### Data provided
┌──

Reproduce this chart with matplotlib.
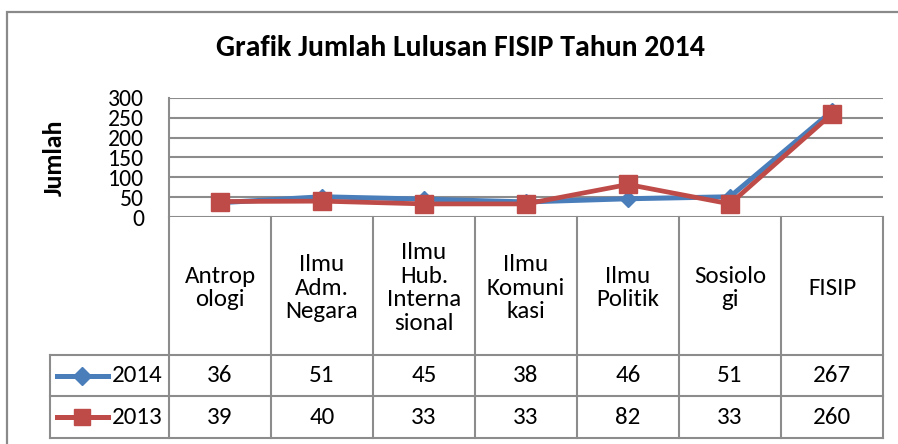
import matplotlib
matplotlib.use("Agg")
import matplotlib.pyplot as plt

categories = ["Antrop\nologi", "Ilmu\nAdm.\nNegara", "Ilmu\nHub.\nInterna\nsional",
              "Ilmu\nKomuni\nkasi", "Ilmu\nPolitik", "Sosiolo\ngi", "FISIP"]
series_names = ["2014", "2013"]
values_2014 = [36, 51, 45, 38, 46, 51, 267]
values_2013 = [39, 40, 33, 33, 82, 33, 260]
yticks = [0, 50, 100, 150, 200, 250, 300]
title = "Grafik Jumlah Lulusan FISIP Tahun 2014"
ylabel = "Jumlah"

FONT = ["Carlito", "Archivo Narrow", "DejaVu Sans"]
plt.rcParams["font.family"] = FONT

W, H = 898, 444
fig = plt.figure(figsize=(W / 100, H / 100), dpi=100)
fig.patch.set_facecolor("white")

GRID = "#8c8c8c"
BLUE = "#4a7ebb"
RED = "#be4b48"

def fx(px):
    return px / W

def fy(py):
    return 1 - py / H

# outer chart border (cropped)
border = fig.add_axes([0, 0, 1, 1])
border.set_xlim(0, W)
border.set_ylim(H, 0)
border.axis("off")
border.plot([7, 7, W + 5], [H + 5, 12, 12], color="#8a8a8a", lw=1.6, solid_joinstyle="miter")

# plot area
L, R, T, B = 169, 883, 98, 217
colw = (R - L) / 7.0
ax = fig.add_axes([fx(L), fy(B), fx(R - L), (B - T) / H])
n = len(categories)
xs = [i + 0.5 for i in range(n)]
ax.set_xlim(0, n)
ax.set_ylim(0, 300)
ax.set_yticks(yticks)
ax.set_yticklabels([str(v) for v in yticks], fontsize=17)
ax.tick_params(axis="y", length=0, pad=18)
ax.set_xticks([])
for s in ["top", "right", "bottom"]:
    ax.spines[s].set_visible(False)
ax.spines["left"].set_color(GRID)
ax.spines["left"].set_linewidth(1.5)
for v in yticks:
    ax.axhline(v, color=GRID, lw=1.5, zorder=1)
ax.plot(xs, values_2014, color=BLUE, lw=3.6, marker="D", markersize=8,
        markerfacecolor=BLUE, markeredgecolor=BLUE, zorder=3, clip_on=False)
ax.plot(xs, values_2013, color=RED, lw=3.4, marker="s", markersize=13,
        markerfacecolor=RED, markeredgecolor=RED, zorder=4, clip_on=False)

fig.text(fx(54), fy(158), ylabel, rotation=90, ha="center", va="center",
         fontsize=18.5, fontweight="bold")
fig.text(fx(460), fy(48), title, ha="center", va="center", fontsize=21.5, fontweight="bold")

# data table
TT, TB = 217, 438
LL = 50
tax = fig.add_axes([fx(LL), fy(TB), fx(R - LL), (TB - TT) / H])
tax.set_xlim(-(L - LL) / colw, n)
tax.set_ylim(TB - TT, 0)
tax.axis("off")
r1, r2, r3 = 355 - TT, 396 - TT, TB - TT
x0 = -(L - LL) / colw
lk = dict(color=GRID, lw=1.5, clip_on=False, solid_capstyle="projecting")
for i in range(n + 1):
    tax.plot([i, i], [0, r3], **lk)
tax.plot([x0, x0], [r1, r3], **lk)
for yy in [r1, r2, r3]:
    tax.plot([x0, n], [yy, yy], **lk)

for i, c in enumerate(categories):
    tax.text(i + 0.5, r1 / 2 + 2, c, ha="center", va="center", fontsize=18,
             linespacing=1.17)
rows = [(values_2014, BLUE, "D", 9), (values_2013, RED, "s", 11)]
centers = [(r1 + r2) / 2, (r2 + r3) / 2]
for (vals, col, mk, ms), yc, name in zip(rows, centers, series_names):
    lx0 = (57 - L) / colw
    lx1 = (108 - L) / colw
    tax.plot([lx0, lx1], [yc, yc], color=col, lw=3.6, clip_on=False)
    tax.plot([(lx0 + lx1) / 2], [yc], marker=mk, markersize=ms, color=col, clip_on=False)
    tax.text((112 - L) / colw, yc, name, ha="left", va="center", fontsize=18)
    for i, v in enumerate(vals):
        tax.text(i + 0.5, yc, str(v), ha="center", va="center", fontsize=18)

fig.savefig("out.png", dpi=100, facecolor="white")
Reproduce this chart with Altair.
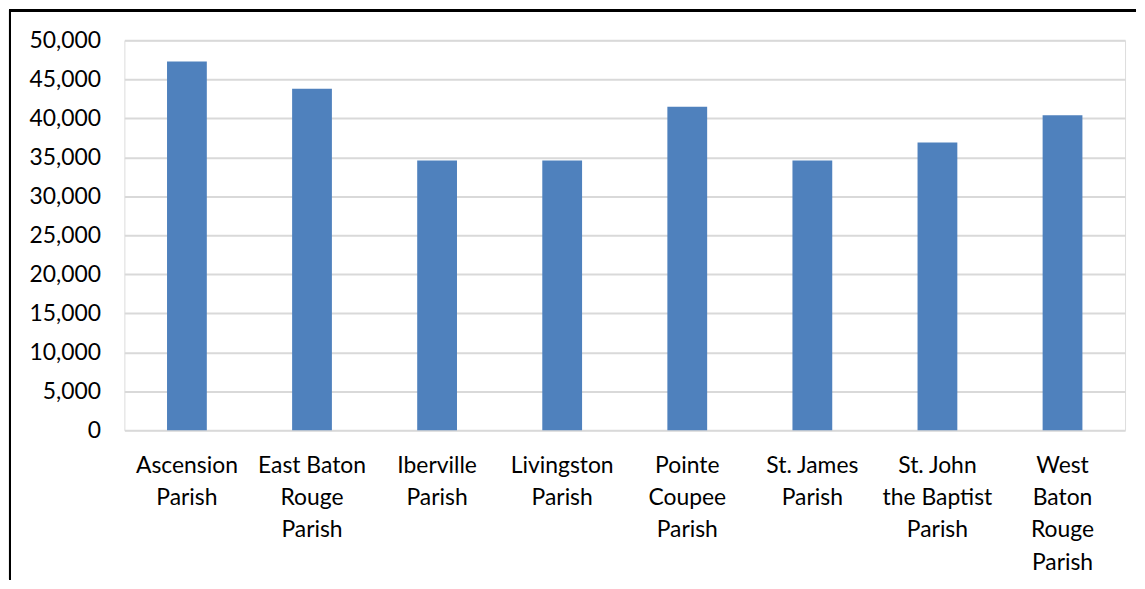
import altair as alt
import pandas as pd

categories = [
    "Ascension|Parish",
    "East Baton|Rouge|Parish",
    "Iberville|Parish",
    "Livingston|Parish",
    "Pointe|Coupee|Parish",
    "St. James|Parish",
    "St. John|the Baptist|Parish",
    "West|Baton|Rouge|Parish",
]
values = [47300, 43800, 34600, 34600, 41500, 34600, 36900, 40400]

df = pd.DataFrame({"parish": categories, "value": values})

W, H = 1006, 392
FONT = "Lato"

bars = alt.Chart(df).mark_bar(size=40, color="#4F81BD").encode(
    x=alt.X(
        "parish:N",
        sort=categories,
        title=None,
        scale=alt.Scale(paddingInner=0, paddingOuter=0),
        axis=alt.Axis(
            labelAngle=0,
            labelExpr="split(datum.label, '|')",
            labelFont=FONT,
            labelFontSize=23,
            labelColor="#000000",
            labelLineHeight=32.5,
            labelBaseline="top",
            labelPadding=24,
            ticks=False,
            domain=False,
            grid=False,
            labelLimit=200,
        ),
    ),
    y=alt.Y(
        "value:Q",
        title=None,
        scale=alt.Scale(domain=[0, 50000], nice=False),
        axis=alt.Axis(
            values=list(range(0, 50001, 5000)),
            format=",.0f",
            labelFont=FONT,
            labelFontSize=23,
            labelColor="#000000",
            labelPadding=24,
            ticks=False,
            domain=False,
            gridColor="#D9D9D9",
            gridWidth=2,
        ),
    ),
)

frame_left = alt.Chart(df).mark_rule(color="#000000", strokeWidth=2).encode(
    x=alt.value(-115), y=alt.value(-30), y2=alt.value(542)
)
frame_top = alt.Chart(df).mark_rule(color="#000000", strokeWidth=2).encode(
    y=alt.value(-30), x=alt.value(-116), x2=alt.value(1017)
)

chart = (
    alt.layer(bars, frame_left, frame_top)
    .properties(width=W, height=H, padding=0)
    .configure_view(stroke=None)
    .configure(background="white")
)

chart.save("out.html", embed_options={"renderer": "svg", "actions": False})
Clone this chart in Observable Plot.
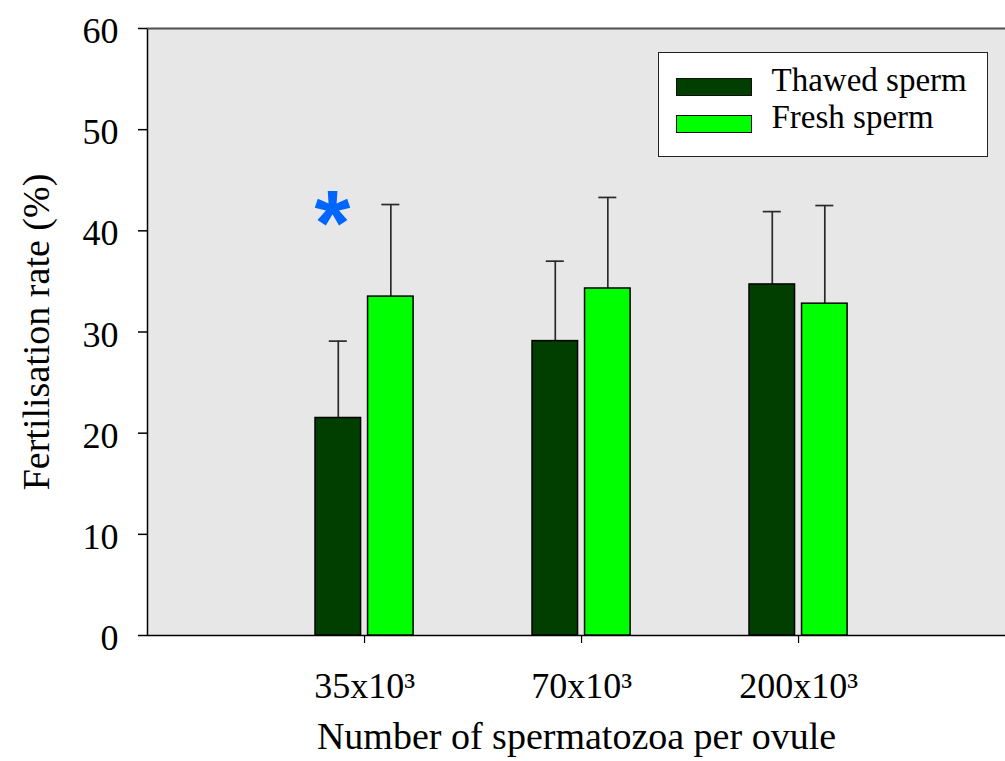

└──

### Given request
Print each record exactly as it stands, leaving the images out.

### Exercise solution
Reproduce this chart with matplotlib.
import matplotlib
matplotlib.use("Agg")
import matplotlib.pyplot as plt

categories = ["Antrop\nologi", "Ilmu\nAdm.\nNegara", "Ilmu\nHub.\nInterna\nsional",
              "Ilmu\nKomuni\nkasi", "Ilmu\nPolitik", "Sosiolo\ngi", "FISIP"]
series_names = ["2014", "2013"]
values_2014 = [36, 51, 45, 38, 46, 51, 267]
values_2013 = [39, 40, 33, 33, 82, 33, 260]
yticks = [0, 50, 100, 150, 200, 250, 300]
title = "Grafik Jumlah Lulusan FISIP Tahun 2014"
ylabel = "Jumlah"

FONT = ["Carlito", "Archivo Narrow", "DejaVu Sans"]
plt.rcParams["font.family"] = FONT

W, H = 898, 444
fig = plt.figure(figsize=(W / 100, H / 100), dpi=100)
fig.patch.set_facecolor("white")

GRID = "#8c8c8c"
BLUE = "#4a7ebb"
RED = "#be4b48"

def fx(px):
    return px / W

def fy(py):
    return 1 - py / H

# outer chart border (cropped)
border = fig.add_axes([0, 0, 1, 1])
border.set_xlim(0, W)
border.set_ylim(H, 0)
border.axis("off")
border.plot([7, 7, W + 5], [H + 5, 12, 12], color="#8a8a8a", lw=1.6, solid_joinstyle="miter")

# plot area
L, R, T, B = 169, 883, 98, 217
colw = (R - L) / 7.0
ax = fig.add_axes([fx(L), fy(B), fx(R - L), (B - T) / H])
n = len(categories)
xs = [i + 0.5 for i in range(n)]
ax.set_xlim(0, n)
ax.set_ylim(0, 300)
ax.set_yticks(yticks)
ax.set_yticklabels([str(v) for v in yticks], fontsize=17)
ax.tick_params(axis="y", length=0, pad=18)
ax.set_xticks([])
for s in ["top", "right", "bottom"]:
    ax.spines[s].set_visible(False)
ax.spines["left"].set_color(GRID)
ax.spines["left"].set_linewidth(1.5)
for v in yticks:
    ax.axhline(v, color=GRID, lw=1.5, zorder=1)
ax.plot(xs, values_2014, color=BLUE, lw=3.6, marker="D", markersize=8,
        markerfacecolor=BLUE, markeredgecolor=BLUE, zorder=3, clip_on=False)
ax.plot(xs, values_2013, color=RED, lw=3.4, marker="s", markersize=13,
        markerfacecolor=RED, markeredgecolor=RED, zorder=4, clip_on=False)

fig.text(fx(54), fy(158), ylabel, rotation=90, ha="center", va="center",
         fontsize=18.5, fontweight="bold")
fig.text(fx(460), fy(48), title, ha="center", va="center", fontsize=21.5, fontweight="bold")

# data table
TT, TB = 217, 438
LL = 50
tax = fig.add_axes([fx(LL), fy(TB), fx(R - LL), (TB - TT) / H])
tax.set_xlim(-(L - LL) / colw, n)
tax.set_ylim(TB - TT, 0)
tax.axis("off")
r1, r2, r3 = 355 - TT, 396 - TT, TB - TT
x0 = -(L - LL) / colw
lk = dict(color=GRID, lw=1.5, clip_on=False, solid_capstyle="projecting")
for i in range(n + 1):
    tax.plot([i, i], [0, r3], **lk)
tax.plot([x0, x0], [r1, r3], **lk)
for yy in [r1, r2, r3]:
    tax.plot([x0, n], [yy, yy], **lk)

for i, c in enumerate(categories):
    tax.text(i + 0.5, r1 / 2 + 2, c, ha="center", va="center", fontsize=18,
             linespacing=1.17)
rows = [(values_2014, BLUE, "D", 9), (values_2013, RED, "s", 11)]
centers = [(r1 + r2) / 2, (r2 + r3) / 2]
for (vals, col, mk, ms), yc, name in zip(rows, centers, series_names):
    lx0 = (57 - L) / colw
    lx1 = (108 - L) / colw
    tax.plot([lx0, lx1], [yc, yc], color=col, lw=3.6, clip_on=False)
    tax.plot([(lx0 + lx1) / 2], [yc], marker=mk, markersize=ms, color=col, clip_on=False)
    tax.text((112 - L) / colw, yc, name, ha="left", va="center", fontsize=18)
    for i, v in enumerate(vals):
        tax.text(i + 0.5, yc, str(v), ha="center", va="center", fontsize=18)

fig.savefig("out.png", dpi=100, facecolor="white")
Reproduce this chart with Altair.
import altair as alt
import pandas as pd

categories = [
    "Ascension|Parish",
    "East Baton|Rouge|Parish",
    "Iberville|Parish",
    "Livingston|Parish",
    "Pointe|Coupee|Parish",
    "St. James|Parish",
    "St. John|the Baptist|Parish",
    "West|Baton|Rouge|Parish",
]
values = [47300, 43800, 34600, 34600, 41500, 34600, 36900, 40400]

df = pd.DataFrame({"parish": categories, "value": values})

W, H = 1006, 392
FONT = "Lato"

bars = alt.Chart(df).mark_bar(size=40, color="#4F81BD").encode(
    x=alt.X(
        "parish:N",
        sort=categories,
        title=None,
        scale=alt.Scale(paddingInner=0, paddingOuter=0),
        axis=alt.Axis(
            labelAngle=0,
            labelExpr="split(datum.label, '|')",
            labelFont=FONT,
            labelFontSize=23,
            labelColor="#000000",
            labelLineHeight=32.5,
            labelBaseline="top",
            labelPadding=24,
            ticks=False,
            domain=False,
            grid=False,
            labelLimit=200,
        ),
    ),
    y=alt.Y(
        "value:Q",
        title=None,
        scale=alt.Scale(domain=[0, 50000], nice=False),
        axis=alt.Axis(
            values=list(range(0, 50001, 5000)),
            format=",.0f",
            labelFont=FONT,
            labelFontSize=23,
            labelColor="#000000",
            labelPadding=24,
            ticks=False,
            domain=False,
            gridColor="#D9D9D9",
            gridWidth=2,
        ),
    ),
)

frame_left = alt.Chart(df).mark_rule(color="#000000", strokeWidth=2).encode(
    x=alt.value(-115), y=alt.value(-30), y2=alt.value(542)
)
frame_top = alt.Chart(df).mark_rule(color="#000000", strokeWidth=2).encode(
    y=alt.value(-30), x=alt.value(-116), x2=alt.value(1017)
)

chart = (
    alt.layer(bars, frame_left, frame_top)
    .properties(width=W, height=H, padding=0)
    .configure_view(stroke=None)
    .configure(background="white")
)

chart.save("out.html", embed_options={"renderer": "svg", "actions": False})
Clone this chart in Observable Plot.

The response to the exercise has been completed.